I really like equating faking intelligence to consciousness. Its intuitive because we have all seen that, yet so complex its nearly futile to give meaningful predictive criteria for when an agent is 'being intelligent'.

In addition to having meaningful interactions with others, i would add consciousness also requires meaningful interaction with its-self.

What is 'meaninful' also comes down to language, which, personally, leads me back to the idea that consciousness is essentially a linguistic product/phenomenon. Duck-typed.

And at the end of the day, if you enjoy spending time asking "is this thing really x" where x lies on a vector you can't even begin measure, I got this deal on a bridge you can get in on, real cheap...


I somewhat disagree, I feel that the prevailing position is that unlike intelligence (e.g. Legg&Hutter definitions) consciousness can not be easily assumed from mere behavior and relies on certain things happening (or not happening) inside the agent.


This may be a common position among philosophers, or more specifically among philosophers who think concepts like "p-zombies" make any sense. But I think most people in general view any being whose behavior is human-like enough as having some form of consciousness.
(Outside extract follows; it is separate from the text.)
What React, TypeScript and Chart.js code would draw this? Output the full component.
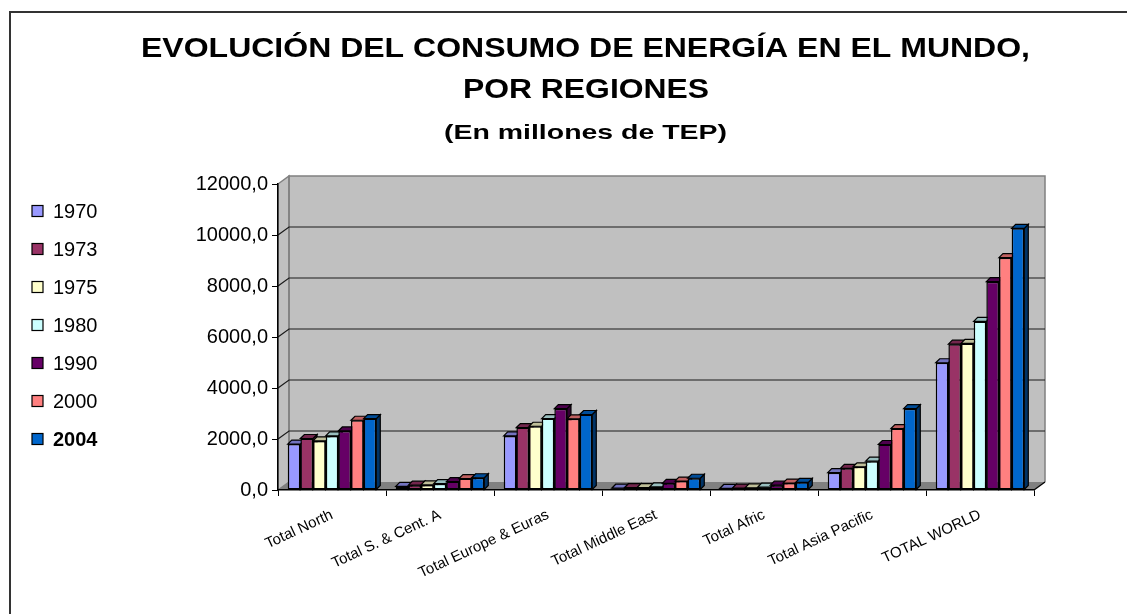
import React, { useEffect, useRef } from 'react';
import { Chart, registerables } from 'chart.js';

Chart.register(...registerables);

const categories = [
  'Total North',
  'Total S. & Cent. A',
  'Total Europe & Euras',
  'Total Middle East',
  'Total Afric',
  'Total Asia Pacific',
  'TOTAL WORLD',
];
const years = ['1970', '1973', '1975', '1980', '1990', '2000', '2004'];
const v1970 = [1800, 140, 2120, 70, 60, 680, 4990];
const v1973 = [2020, 190, 2450, 90, 75, 850, 5720];
const v1975 = [1925, 200, 2500, 95, 85, 910, 5750];
const v1980 = [2120, 250, 2800, 120, 110, 1130, 6610];
const v1990 = [2315, 330, 3190, 260, 190, 1785, 8170];
const v2000 = [2735, 450, 2790, 350, 270, 2410, 9110];
const v2004 = [2800, 480, 2960, 460, 300, 3190, 10260];
const seriesValues = [v1970, v1973, v1975, v1980, v1990, v2000, v2004];
const seriesColors = ['#9999FF', '#993366', '#FFFFCC', '#CCFFFF', '#660066', '#FF8080', '#0066CC'];
const yTickValues = [0, 2000, 4000, 6000, 8000, 10000, 12000];

const titleLine1 = 'EVOLUCIÓN DEL CONSUMO DE ENERGÍA EN EL MUNDO,';
const titleLine2 = 'POR REGIONES';
const subtitle = '(En millones de TEP)';

const FONT = 'Arial, "Liberation Sans", sans-serif';
const DX = 11;
const DY = 8;
const BD = 4;

function shade(hex: string, f: number): string {
  const n = parseInt(hex.slice(1), 16);
  const r = Math.round(((n >> 16) & 255) * f);
  const g = Math.round(((n >> 8) & 255) * f);
  const b = Math.round((n & 255) * f);
  return `rgb(${r},${g},${b})`;
}

function fitText(ctx: CanvasRenderingContext2D, text: string, cx: number, baseline: number, font: string, targetW: number) {
  ctx.save();
  ctx.font = font;
  const w = ctx.measureText(text).width;
  const s = targetW / w;
  ctx.translate(cx, baseline);
  ctx.scale(s, 1);
  ctx.textAlign = 'center';
  ctx.textBaseline = 'alphabetic';
  ctx.fillStyle = '#000';
  ctx.fillText(text, 0, 0);
  ctx.restore();
}

const decorPlugin = {
  id: 'decor3d',
  beforeDraw(chart: any) {
    const { ctx, chartArea: a, scales } = chart;
    const y = scales.y;
    ctx.save();
    ctx.fillStyle = '#ffffff';
    ctx.fillRect(0, 0, chart.width, chart.height);
    // outer frame
    ctx.strokeStyle = '#333';
    ctx.lineWidth = 2;
    ctx.beginPath();
    ctx.moveTo(10, chart.height + 5);
    ctx.lineTo(10, 12);
    ctx.lineTo(chart.width + 5, 12);
    ctx.stroke();

    // back wall
    ctx.fillStyle = '#C0C0C0';
    ctx.fillRect(a.left + DX, a.top - DY, a.right - a.left, a.bottom - a.top);
    // side wall
    ctx.beginPath();
    ctx.moveTo(a.left, a.top);
    ctx.lineTo(a.left + DX, a.top - DY);
    ctx.lineTo(a.left + DX, a.bottom - DY);
    ctx.lineTo(a.left, a.bottom);
    ctx.closePath();
    ctx.fill();
    ctx.strokeStyle = '#808080';
    ctx.lineWidth = 1.5;
    ctx.stroke();
    // wall outline
    ctx.beginPath();
    ctx.moveTo(a.left + DX, a.bottom - DY);
    ctx.lineTo(a.left + DX, a.top - DY);
    ctx.lineTo(a.right + DX, a.top - DY);
    ctx.lineTo(a.right + DX, a.bottom - DY);
    ctx.stroke();

    // gridlines
    ctx.strokeStyle = '#1a1a1a';
    ctx.lineWidth = 1.2;
    yTickValues.forEach((v) => {
      if (v === 0 || v === 12000) return;
      const py = y.getPixelForValue(v);
      ctx.beginPath();
      ctx.moveTo(a.left, py);
      ctx.lineTo(a.left + DX, py - DY);
      ctx.lineTo(a.right + DX, py - DY);
      ctx.stroke();
    });

    // floor
    ctx.fillStyle = '#808080';
    ctx.beginPath();
    ctx.moveTo(a.left, a.bottom);
    ctx.lineTo(a.left + DX, a.bottom - DY);
    ctx.lineTo(a.right + DX, a.bottom - DY);
    ctx.lineTo(a.right, a.bottom);
    ctx.closePath();
    ctx.fill();
    ctx.strokeStyle = '#000';
    ctx.lineWidth = 1.2;
    ctx.beginPath();
    ctx.moveTo(a.right, a.bottom);
    ctx.lineTo(a.right + DX, a.bottom - DY);
    ctx.stroke();
    ctx.restore();
  },
  beforeDatasetsDraw(chart: any) {
    const { ctx } = chart;
    ctx.save();
    ctx.lineWidth = 1.2;
    ctx.strokeStyle = '#000';
    chart.data.datasets.forEach((ds: any, i: number) => {
      const meta = chart.getDatasetMeta(i);
      const col = seriesColors[i];
      meta.data.forEach((bar: any) => {
        const { x, y, base, width } = bar.getProps(['x', 'y', 'base', 'width'], true);
        const l = x - width / 2;
        const r = x + width / 2;
        // side face
        ctx.fillStyle = shade(col, 0.5);
        ctx.beginPath();
        ctx.moveTo(r, y);
        ctx.lineTo(r + BD, y - BD);
        ctx.lineTo(r + BD, base - BD);
        ctx.lineTo(r, base);
        ctx.closePath();
        ctx.fill();
        ctx.stroke();
        // top face
        ctx.fillStyle = shade(col, 0.75);
        ctx.beginPath();
        ctx.moveTo(l, y);
        ctx.lineTo(l + BD, y - BD);
        ctx.lineTo(r + BD, y - BD);
        ctx.lineTo(r, y);
        ctx.closePath();
        ctx.fill();
        ctx.stroke();
      });
    });
    ctx.restore();
  },
  afterDraw(chart: any) {
    const { ctx } = chart;
    // titles
    fitText(ctx, titleLine1, 585.5, 57, `bold 27px ${FONT}`, 889);
    fitText(ctx, titleLine2, 586, 98, `bold 27px ${FONT}`, 246);
    fitText(ctx, subtitle, 585.5, 139, `bold 21px ${FONT}`, 283);

    // legend
    ctx.save();
    chart.data.datasets.forEach((ds: any, i: number) => {
      const cy = 211 + i * 38;
      ctx.fillStyle = ds.backgroundColor;
      ctx.fillRect(32, cy - 5.5, 11, 11);
      ctx.strokeStyle = '#000';
      ctx.lineWidth = 1.2;
      ctx.strokeRect(32, cy - 5.5, 11, 11);
      ctx.fillStyle = '#000';
      ctx.font = `${i === chart.data.datasets.length - 1 ? 'bold ' : ''}20px ${FONT}`;
      ctx.textAlign = 'left';
      ctx.textBaseline = 'alphabetic';
      ctx.fillText(ds.label, 53, cy + 6.5);
    });
    ctx.restore();
  },
};

export default function App() {
  const ref = useRef<HTMLCanvasElement | null>(null);
  useEffect(() => {
    if (!ref.current) return;
    const chart = new Chart(ref.current, {
      type: 'bar',
      data: {
        labels: categories,
        datasets: years.map((yr, i) => ({
          label: yr,
          data: seriesValues[i],
          backgroundColor: seriesColors[i],
          borderColor: '#000',
          borderWidth: 1.5,
          borderSkipped: false,
          categoryPercentage: 0.82,
          barPercentage: 1.0,
        })),
      },
      options: {
        responsive: false,
        animation: false,
        devicePixelRatio: 1,
        layout: { padding: { top: 184, right: 93, left: 0, bottom: 0 } },
        plugins: {
          legend: { display: false },
          title: { display: false },
          tooltip: { enabled: false },
        },
        scales: {
          x: {
            afterFit: (s: any) => {
              s.height = 124;
            },
            grid: { drawOnChartArea: false, drawTicks: true, tickLength: 6, color: '#000', offset: true },
            border: { color: '#000', width: 1.5 },
            ticks: {
              autoSkip: false,
              minRotation: 25,
              maxRotation: 25,
              padding: 10,
              color: '#000',
              font: { family: FONT, size: 15 },
            },
          },
          y: {
            min: 0,
            max: 12000,
            afterFit: (s: any) => {
              s.width = 278;
            },
            afterBuildTicks: (s: any) => {
              s.ticks = yTickValues.map((v) => ({ value: v }));
            },
            grid: { drawOnChartArea: false, drawTicks: true, tickLength: 6, color: '#000' },
            border: { color: '#000', width: 1.5 },
            ticks: {
              padding: 4,
              color: '#000',
              font: { family: FONT, size: 20 },
              callback: (v: any) => Number(v).toFixed(1).replace('.', ','),
            },
          },
        },
      },
      plugins: [decorPlugin],
    } as any);
    return () => chart.destroy();
  }, []);
  return (
    <div style={{ position: 'fixed', left: 0, top: 0, width: 1127, height: 614, background: '#fff' }}>
      <canvas ref={ref} width={1127} height={614} style={{ display: 'block' }} />
    </div>
  );
}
For most people, being conscious is proved by things like mourning dead companions, like caring for your babies and showing distress if they are missing/hurt, like being friendly and playful. That's why most people feel that certain animals they interact with more or have seen on TV are conscious (dogs, cats, elephants, whales, chimps and other primates), but that other animals are not (insects, rats, fish). Note that I am not saying that rats are objectively less conscious than dogs by these criteria, just that this is what many people base their beliefs on, and that it of course depends on their knowledge as well.


Bit it's useless,its circular. The definition must have something to do with the experience of qualia, that's the hard to explain part.


We define ourselves to be conscious (even if we don't know exactly what that means). We assume that other humans are similar to ourselves, and we (at least sometimes) see mental activity in other humans that we recognize as being similar to our own. Therefore we conclude that other humans are conscious.